Senator and Mrs. John Kennedy are greeted by Perle Mesta. (Getty Images)
Caption
Senator and Mrs. John Kennedy are greeted by Perle Mesta. (Getty Images)

Washington has known its share of prominent hostesses. As the sociable wife of the nation’s fourth president, Dolley Madison brought together the warring members of Congress at her fabled Wednesday evening “drawing rooms.” Then there was Alice Roosevelt Longworth—the strong-willed, sharp-tongued daughter of President Theodore Roosevelt and the wife of Nicholas Longworth, speaker of the House. A throw pillow in her living room was embroidered with the words: “If you can’t say something good about someone, sit right here by me.”

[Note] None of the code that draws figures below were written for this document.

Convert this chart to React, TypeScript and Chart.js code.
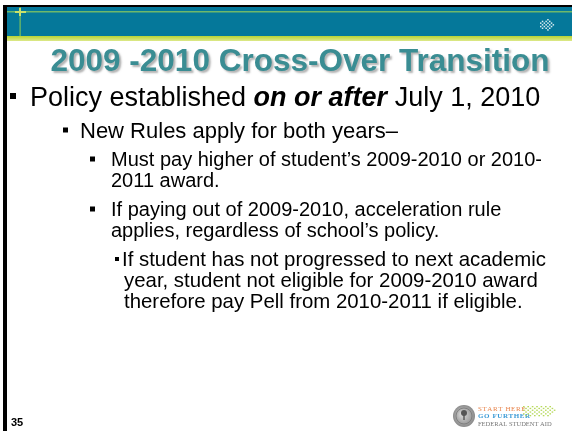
import React, { useEffect, useRef } from "react";
import { Chart, registerables } from "chart.js";

Chart.register(...registerables);

// ---- slide content ----
const slideTitle = "2009 -2010 Cross-Over Transition";
const bulletLevels = [1, 2, 3, 3, 4];
const bulletLines: string[][] = [
  ["Policy established *on or after* July 1, 2010"],
  ["New Rules apply for both years\u2013"],
  ["Must pay higher of student\u2019s 2009-2010 or 2010-", "2011 award."],
  ["If paying out of 2009-2010, acceleration rule", "applies, regardless of school\u2019s policy."],
  [
    "If student has not progressed to next academic",
    "year, student not eligible for 2009-2010 award",
    "therefore pay Pell from 2010-2011 if eligible.",
  ],
];
const pageNumber = "35";
const logoLines = ["START HERE", "GO FURTHER", "FEDERAL STUDENT AID"];

// ---- style tables (layout, not data) ----
const FONT = '"Liberation Sans", Arial, sans-serif';
const levelStyle: Record<number, { size: number; bx: number; bs: number; tx: number; tx2: number }> = {
  1: { size: 27, bx: 10, bs: 6, tx: 30, tx2: 30 },
  2: { size: 22, bx: 63, bs: 5, tx: 80, tx2: 80 },
  3: { size: 20, bx: 90, bs: 5, tx: 111, tx2: 111 },
  4: { size: 20.4, bx: 115, bs: 4, tx: 122, tx2: 124 },
};
const bulletCenters = [96, 130, 159, 209, 259];
const lineGap = 21;

function drawRich(ctx: CanvasRenderingContext2D, text: string, x: number, y: number, size: number) {
  const parts = text.split("*");
  let cx = x;
  parts.forEach((p, i) => {
    ctx.font = (i % 2 === 1 ? "italic bold " : "") + size + "px " + FONT;
    ctx.fillText(p, cx, y);
    cx += ctx.measureText(p).width;
  });
}

const slidePlugin = {
  id: "slide",
  afterDraw(chart: any) {
    const ctx: CanvasRenderingContext2D = chart.ctx;
    const W = chart.width;
    const H = chart.height;
    ctx.save();
    ctx.fillStyle = "#ffffff";
    ctx.fillRect(0, 0, W, H);

    // header band
    ctx.fillStyle = "#05789a";
    ctx.fillRect(7, 7, W - 7, 29);
    ctx.fillStyle = "#6fb86a";
    ctx.fillRect(7, 11, W - 7, 1.5);
    const g = ctx.createLinearGradient(0, 36, 0, 41);
    g.addColorStop(0, "#b7d333");
    g.addColorStop(1, "#dde98a");
    ctx.fillStyle = g;
    ctx.fillRect(7, 36, W - 7, 5);
    // thin vertical line + cross
    ctx.fillStyle = "#7cc05a";
    ctx.fillRect(19.5, 7, 1.2, 29);
    ctx.fillStyle = "#c9e06a";
    ctx.fillRect(15, 11, 11, 2);
    ctx.fillRect(19, 8, 2, 8);
    // arrow icon (dotted)
    ctx.fillStyle = "rgba(230,242,246,0.95)";
    const ax = 540, ay = 19;
    for (let r = 0; r < 7; r++) {
      for (let c = 0; c < 8; c++) {
        const inside = c <= 3 ? r >= 1 && r <= 5 : Math.abs(r - 3) <= 7 - c;
        if (inside && (r + c) % 2 === 0) ctx.fillRect(ax + c * 1.8, ay + r * 1.7, 1.5, 1.5);
      }
    }

    // black frame
    ctx.fillStyle = "#000000";
    ctx.fillRect(3, 5, W - 3, 2);
    ctx.fillRect(3, 5, 4, H - 5);

    // title
    ctx.font = "bold 31.5px " + FONT;
    ctx.textAlign = "center";
    ctx.textBaseline = "alphabetic";
    ctx.shadowColor = "rgba(0,0,0,0.3)";
    ctx.shadowOffsetX = 2;
    ctx.shadowOffsetY = 2;
    ctx.shadowBlur = 2;
    ctx.fillStyle = "#3a8d93";
    ctx.fillText(slideTitle, 300, 71);
    ctx.shadowColor = "transparent";
    ctx.shadowBlur = 0;
    ctx.shadowOffsetX = 0;
    ctx.shadowOffsetY = 0;

    // bullets
    ctx.textAlign = "left";
    bulletLines.forEach((lines, i) => {
      const st = levelStyle[bulletLevels[i]];
      const cy = bulletCenters[i];
      ctx.fillStyle = "#000000";
      ctx.fillRect(st.bx, cy - st.bs / 2, st.bs, st.bs);
      lines.forEach((ln, j) => {
        const y = cy + j * lineGap + st.size * 0.36;
        drawRich(ctx, ln, j === 0 ? st.tx : st.tx2, y, st.size);
      });
    });

    // page number
    ctx.font = "bold 11px " + FONT;
    ctx.fillStyle = "#000000";
    ctx.fillText(pageNumber, 11, 426);

    // logo seal
    const sx = 464, sy = 416;
    const sg = ctx.createRadialGradient(sx - 2, sy - 2, 1, sx, sy, 11);
    sg.addColorStop(0, "#d8d8d8");
    sg.addColorStop(1, "#8a8a8a");
    ctx.fillStyle = sg;
    ctx.beginPath();
    ctx.arc(sx, sy, 11, 0, Math.PI * 2);
    ctx.fill();
    ctx.strokeStyle = "#777";
    ctx.lineWidth = 0.8;
    ctx.beginPath();
    ctx.arc(sx, sy, 8, 0, Math.PI * 2);
    ctx.stroke();
    ctx.fillStyle = "#555";
    ctx.fillRect(sx - 0.7, sy - 4, 1.4, 8);
    ctx.beginPath();
    ctx.arc(sx, sy - 3, 3, 0, Math.PI * 2);
    ctx.fill();

    // logo text
    ctx.font = "7px \"Liberation Serif\", serif";
    ctx.fillStyle = "#e8844c";
    ctx.fillText(logoLines[0].split("").join("\u200A"), 478, 411);
    ctx.font = "bold 7px \"Liberation Serif\", serif";
    ctx.fillStyle = "#3a9ad6";
    ctx.fillText(logoLines[1].split("").join("\u200A"), 478, 418);
    ctx.font = "6.5px \"Liberation Serif\", serif";
    ctx.fillStyle = "#777777";
    ctx.fillText(logoLines[2], 478, 426);
    // green dotted arrow
    ctx.fillStyle = "#b6d95a";
    for (let r = 0; r < 6; r++) {
      for (let c = 0; c < 16; c++) {
        const tip = c >= 12 ? Math.abs(r - 2.5) <= 15 - c : true;
        if (tip && (r + c) % 2 === 0) ctx.fillRect(523 + c * 2.2, 406 + r * 1.8, 1.6, 1.3);
      }
    }
    ctx.restore();
  },
};

export default function App() {
  const ref = useRef<HTMLCanvasElement | null>(null);
  useEffect(() => {
    if (!ref.current) return;
    const chart = new Chart(ref.current, {
      type: "scatter",
      data: { datasets: [] },
      options: {
        animation: false,
        responsive: false,
        events: [],
        layout: { padding: 0 },
        plugins: {
          legend: { display: false },
          tooltip: { enabled: false },
          title: { display: false },
        },
        scales: { x: { display: false }, y: { display: false } },
      },
      plugins: [slidePlugin],
    });
    return () => chart.destroy();
  }, []);
  return (
    <div style={{ position: "fixed", left: 0, top: 0, width: 572, height: 431, background: "#fff" }}>
      <canvas ref={ref} width={572} height={431} style={{ display: "block", width: 572, height: 431 }} />
    </div>
  );
}
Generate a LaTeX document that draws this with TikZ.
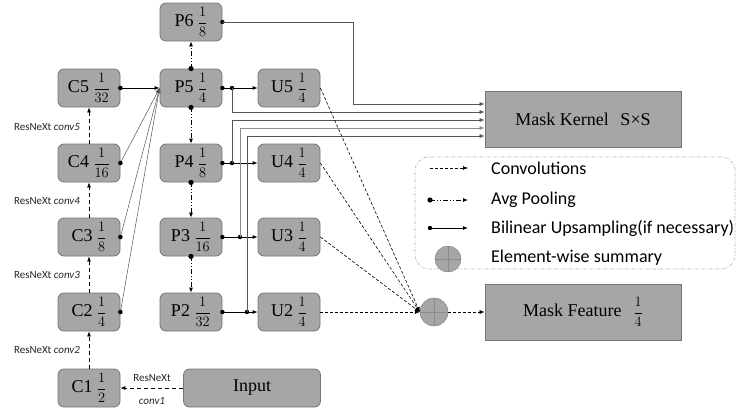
\documentclass[tikz,border=0pt]{standalone}
\usepackage{fontspec}
\usepackage{amsmath}
\setmainfont{Liberation Serif}
\newfontfamily\calib{Carlito}
\usetikzlibrary{arrows.meta}
\definecolor{boxfill}{RGB}{166,166,166}
\definecolor{boxline}{RGB}{118,118,118}
\definecolor{wire}{RGB}{85,85,85}
\newcommand\myfr[2]{{\fontsize{14}{16}\selectfont$\dfrac{#1}{#2}$}}
\begin{document}
\begin{tikzpicture}[x=1pt,y=-1pt,
  blk/.style={draw=boxline, fill=boxfill, rounded corners=6pt, minimum width=62pt, minimum height=38pt, inner sep=0pt, font=\fontsize{18}{20}\selectfont, line width=0.8pt},
  bigblk/.style={draw=boxline, fill=boxfill, minimum width=196pt, minimum height=56pt, inner sep=0pt, font=\fontsize{18}{20}\selectfont, line width=0.8pt},
  tip/.style={-{Latex[length=5pt,width=4pt]}},
  conv/.style={tip, dash pattern=on 3pt off 2pt, line width=0.6pt},
  cchain/.style={tip, dash pattern=on 4pt off 3pt, line width=0.8pt},
  pool/.style={tip, dash pattern=on 5pt off 2pt on 1pt off 2pt on 1pt off 2pt, line width=0.8pt},
  up/.style={tip, line width=0.8pt},
  lat/.style={tip, draw=wire, line width=0.5pt},
  wirel/.style={tip, draw=wire, line width=0.6pt},
  side/.style={font=\calib\fontsize{11}{12}\selectfont, text=black!85},
  legtxt/.style={anchor=west, font=\calib\fontsize{18}{20}\selectfont, inner sep=0pt},
  dotr/.style={fill=black}
]
\useasboundingbox (0,0) rectangle (738,410);

% blocks
\node[blk] (P6) at (191,22) {P6 \myfr{1}{8}};
\node[blk] (C5) at (89,88) {C5 \myfr{1}{32}};
\node[blk] (P5) at (191,88) {P5 \myfr{1}{4}};
\node[blk] (U5) at (289,88) {U5 \myfr{1}{4}};
\node[blk] (C4) at (89,163) {C4 \myfr{1}{16}};
\node[blk] (P4) at (191,163) {P4 \myfr{1}{8}};
\node[blk] (U4) at (289,163) {U4 \myfr{1}{4}};
\node[blk] (C3) at (89,237) {C3 \myfr{1}{8}};
\node[blk] (P3) at (191,237) {P3 \myfr{1}{16}};
\node[blk] (U3) at (289,237) {U3 \myfr{1}{4}};
\node[blk] (C2) at (89,312) {C2 \myfr{1}{4}};
\node[blk] (P2) at (191,312) {P2 \myfr{1}{32}};
\node[blk] (U2) at (289,312) {U2 \myfr{1}{4}};
\node[blk] (C1) at (89,388) {C1 \myfr{1}{2}};
\node[blk, minimum width=137pt] (IN) at (252,388) {Input};
\node[bigblk] (MK) at (583,119) {Mask Kernel\hspace{0.4em} S×S};
\node[bigblk] (MF) at (583,312) {Mask Feature\hspace{0.4em} \myfr{1}{4}};
\node[circle, draw=boxline, fill=boxfill, minimum size=28pt, inner sep=0pt] (S) at (434,312) {};
\draw[black!45, line width=0.5pt] (S.north) -- (S.south) (S.west) -- (S.east);

% side labels
\node[side] (l5) at (47,127) {ResNeXt \textit{conv5}};
\node[side] (l4) at (47,201) {ResNeXt \textit{conv4}};
\node[side] (l3) at (47,275) {ResNeXt \textit{conv3}};
\node[side] (l2) at (47,350) {ResNeXt \textit{conv2}};
\node[side] (l1a) at (152,378) {ResNeXt};
\node[side] (l1b) at (152,401) {\textit{conv1}};

% backbone
\draw[cchain] (IN.west) -- (C1.east);
\draw[cchain] (C1.north) -- (C2.south);
\draw[cchain] (C2.north) -- (C3.south);
\draw[cchain] (C3.north) -- (C4.south);
\draw[cchain] (C4.north) -- (C5.south);

% lateral
\draw[up] (C5.east) -- (P5.west);
\draw[lat] (C4.east) -- (P5.west);
\draw[lat] (C3.east) -- (P5.west);
\draw[lat] (C2.east) -- (P5.west);
\foreach \n in {C5,C4,C3,C2} \fill[dotr] (\n.east) circle (2.3);

% pooling
\draw[pool] (P5.north) -- (P6.south);
\draw[pool] (P5.south) -- (P4.north);
\draw[pool] (P4.south) -- (P3.north);
\draw[pool] (P3.south) -- (P2.north);
\foreach \a in {P5.north,P5.south,P4.south,P3.south} \fill[dotr] (\a) circle (2.6);

% upsampling
\coordinate (j5) at (232,88);
\coordinate (j4) at (232,163);
\coordinate (j3) at (240,237);
\coordinate (j2) at (247,312);
\draw[up] (P5.east) -- (U5.west);
\draw[up] (P4.east) -- (U4.west);
\draw[up] (P3.east) -- (U3.west);
\draw[up] (P2.east) -- (U2.west);
\foreach \a in {P6.east,P5.east,P4.east,P3.east,P2.east,j5,j4,j3,j2} \fill[dotr] (\a) circle (2.2);

% to mask kernel
\draw[wirel] (P6.east) -| (353,104) -- (MK.west |- 0,104);
\draw[wirel] (j5) |- (MK.west |- 0,112);
\draw[wirel] (j4) |- (MK.west |- 0,120);
\draw[wirel, draw=black!45] (j3) |- (MK.west |- 0,128);
\draw[wirel] (j2) |- (MK.west |- 0,136);

% convolutions to sum
\draw[conv] (U5.east) -- (S.west);
\draw[conv] (U4.east) -- (S.west);
\draw[conv] (U3.east) -- (S.west);
\draw[conv] (U2.east) -- (S.west);
\draw[conv] (S.east) -- (MF.west);

% legend
\node[draw=black!30, dash pattern=on 3pt off 1.5pt on 1pt off 1.5pt, rounded corners=14pt, minimum width=320pt, minimum height=112pt, line width=0.6pt] (LG) at (575,213) {};
\coordinate (a1) at (430,168); \coordinate (b1) at (468,168);
\coordinate (a2) at (430,200); \coordinate (b2) at (468,200);
\coordinate (a3) at (430,228); \coordinate (b3) at (468,228);
\draw[conv] (a1) -- (b1);
\draw[pool] (a2) -- (b2); \fill[dotr] (a2) circle (2.6);
\draw[up] (a3) -- (b3); \fill[dotr] (a3) circle (2.2);
\node[circle, draw=boxline, fill=boxfill, minimum size=26pt, inner sep=0pt] (LS) at (448,259) {};
\draw[black!45, line width=0.5pt] (LS.north) -- (LS.south) (LS.west) -- (LS.east);
\node[legtxt] (t1) at (491,168) {Convolutions};
\node[legtxt] (t2) at (491,200) {Avg Pooling};
\node[legtxt] (t3) at (491,228) {Bilinear Upsampling(if necessary)};
\node[legtxt] (t4) at (491,258) {Element-wise summary};
\end{tikzpicture}
\end{document}
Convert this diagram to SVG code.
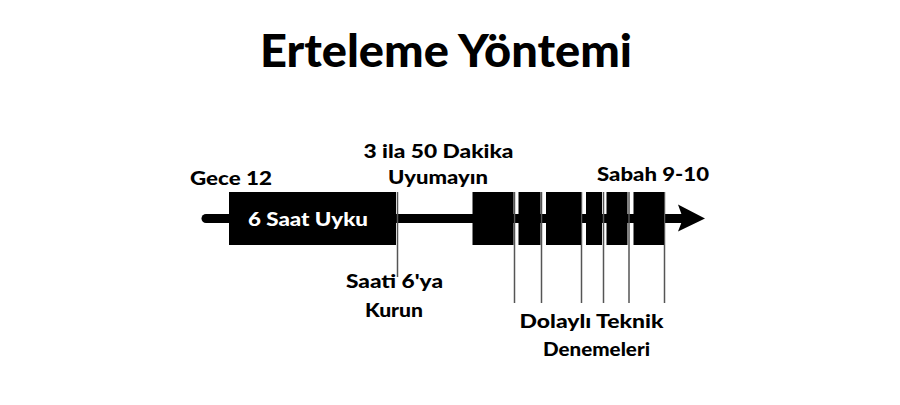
<svg xmlns="http://www.w3.org/2000/svg" width="900" height="405" viewBox="0 0 900 405">
<style>
text{font-family:Lato,"Noto Sans","Liberation Sans",sans-serif;font-weight:900;fill:#000;}
.lbl{font-size:19.5px;}
.title{font-size:46px;}
.blk{fill:#000;}
.tick{stroke:#555;stroke-width:1.5;fill:none;}
</style>
<rect width="900" height="405" fill="#fff"/>
<text class="title" x="260" y="66.5" textLength="372" lengthAdjust="spacingAndGlyphs">Erteleme Yöntemi</text>
<g id="connectors">
<line x1="206" y1="218.5" x2="684" y2="218.5" stroke="#000" stroke-width="9" stroke-linecap="round"/>
<polygon points="678,204.5 705,218.5 678,231.5 683,218.5" fill="#000"/>
<line class="tick" x1="397.5" y1="192" x2="397.5" y2="277"/>
<line class="tick" x1="514.5" y1="192" x2="514.5" y2="303"/>
<line class="tick" x1="541.5" y1="192" x2="541.5" y2="303"/>
<line class="tick" x1="581.5" y1="192" x2="581.5" y2="303"/>
<line class="tick" x1="603.5" y1="192" x2="603.5" y2="303"/>
<line class="tick" x1="629" y1="192" x2="629" y2="303"/>
<line class="tick" x1="664.5" y1="192" x2="664.5" y2="303"/>
</g>
<g id="sleep">
<rect class="blk" x="229" y="192" width="167" height="53"/>
<text class="lbl" x="248" y="226" textLength="120" lengthAdjust="spacingAndGlyphs" style="fill:#fff">6 Saat Uyku</text>
</g>
<g id="snooze-blocks">
<rect class="blk" x="472.5" y="192" width="41" height="53"/>
<rect class="blk" x="518.5" y="192" width="22" height="53"/>
<rect class="blk" x="546" y="192" width="35" height="53"/>
<rect class="blk" x="586" y="192" width="16" height="53"/>
<rect class="blk" x="606.5" y="192" width="21" height="53"/>
<rect class="blk" x="633.5" y="192" width="30.5" height="53"/>
</g>
<g id="label-gece">
<text class="lbl" x="190" y="185" textLength="82" lengthAdjust="spacingAndGlyphs">Gece 12</text>
</g>
<g id="label-dakika">
<text class="lbl" x="363.5" y="157.5" textLength="150" lengthAdjust="spacingAndGlyphs">3 ila 50 Dakika</text>
<text class="lbl" x="388" y="183.5" textLength="100" lengthAdjust="spacingAndGlyphs">Uyumayın</text>
</g>
<g id="label-sabah">
<text class="lbl" x="597" y="181" textLength="112" lengthAdjust="spacingAndGlyphs">Sabah 9-10</text>
</g>
<g id="label-saati">
<text class="lbl" x="346" y="288" textLength="97" lengthAdjust="spacingAndGlyphs">Saati 6'ya</text>
<text class="lbl" x="365" y="316.5" textLength="58" lengthAdjust="spacingAndGlyphs">Kurun</text>
</g>
<g id="label-dolayli">
<text class="lbl" x="519.5" y="328" textLength="144" lengthAdjust="spacingAndGlyphs">Dolaylı Teknik</text>
<text class="lbl" x="543" y="356" textLength="107" lengthAdjust="spacingAndGlyphs">Denemeleri</text>
</g>
</svg>
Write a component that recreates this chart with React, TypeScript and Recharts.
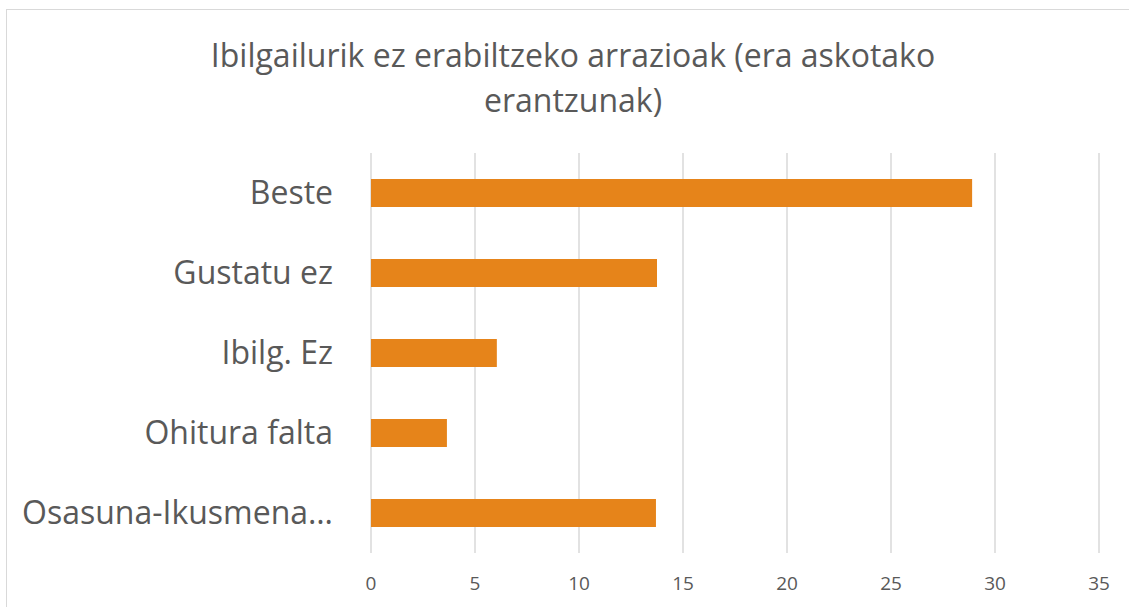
import React from "react";
import { BarChart, Bar, XAxis, YAxis, CartesianGrid } from "recharts";

const categories = ["Beste", "Gustatu ez", "Ibilg. Ez", "Ohitura falta", "Osasuna-Ikusmena…"];
const values = [28.9, 13.75, 6.05, 3.65, 13.7];
const xTicks = [0, 5, 10, 15, 20, 25, 30, 35];
const titleLines = ["Ibilgailurik ez erabiltzeko arrazioak (era askotako", "erantzunak)"];

const data = categories.map((c, i) => ({ name: c, value: values[i] }));

const FONT = "'Open Sans', sans-serif";
const TEXT = "#595959";

export default function App() {
  return (
    <div
      style={{
        position: "fixed",
        left: 0,
        top: 0,
        width: 1129,
        height: 607,
        overflow: "hidden",
        background: "#fff",
        fontFamily: FONT,
      }}
    >
      <div
        style={{
          position: "absolute",
          left: 6,
          top: 9,
          width: 1200,
          height: 700,
          border: "1px solid #d9d9d9",
          boxSizing: "border-box",
        }}
      />
      <div
        style={{
          position: "absolute",
          left: 73,
          width: 1000,
          top: 32,
          textAlign: "center",
          color: TEXT,
          fontSize: 32,
          lineHeight: "45px",
        }}
      >
        <div>{titleLines[0]}</div>
        <div>{titleLines[1]}</div>
      </div>
      <div style={{ position: "absolute", left: 0, top: 0 }}>
        <BarChart
          width={1129}
          height={607}
          layout="vertical"
          data={data}
          margin={{ top: 153, right: 30, bottom: 14, left: 0 }}
        >
          <CartesianGrid horizontal={false} vertical={true} stroke="#d9d9d9" strokeWidth={1.5} />
          <XAxis
            type="number"
            domain={[0, 35]}
            ticks={xTicks}
            axisLine={false}
            tickLine={false}
            tickSize={0}
            tickMargin={24}
            height={40}
            tick={{ fill: TEXT, fontSize: 19, fontFamily: FONT }}
          />
          <YAxis
            type="category"
            dataKey="name"
            width={371}
            axisLine={false}
            tickLine={false}
            tickSize={0}
            tickMargin={38}
            interval={0}
            tick={{ fill: TEXT, fontSize: 32, fontFamily: FONT }}
          />
          <Bar dataKey="value" fill="#E6841A" barSize={28} isAnimationActive={false} />
        </BarChart>
      </div>
    </div>
  );
}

But Dolley and Alice were pikers compared with Perle Mesta, the wealthy widow from Oklahoma who reigned over Washington’s social scene from the 1930s until her death in 1975. One of the most recognizable women of her era, she is little known today—unless you’re familiar with Irving Berlin’s 1950 Broadway musical “Call Me Madam,” which was inspired by Mesta’s exuberant personality and her 1949 appointment as U.S. minister to Luxembourg (de facto, the U.S. ambassador). The show’s signature lyric refers to the star—played by Ethel Merman in the original production—as “the hostess with the mostes’ on the ball.”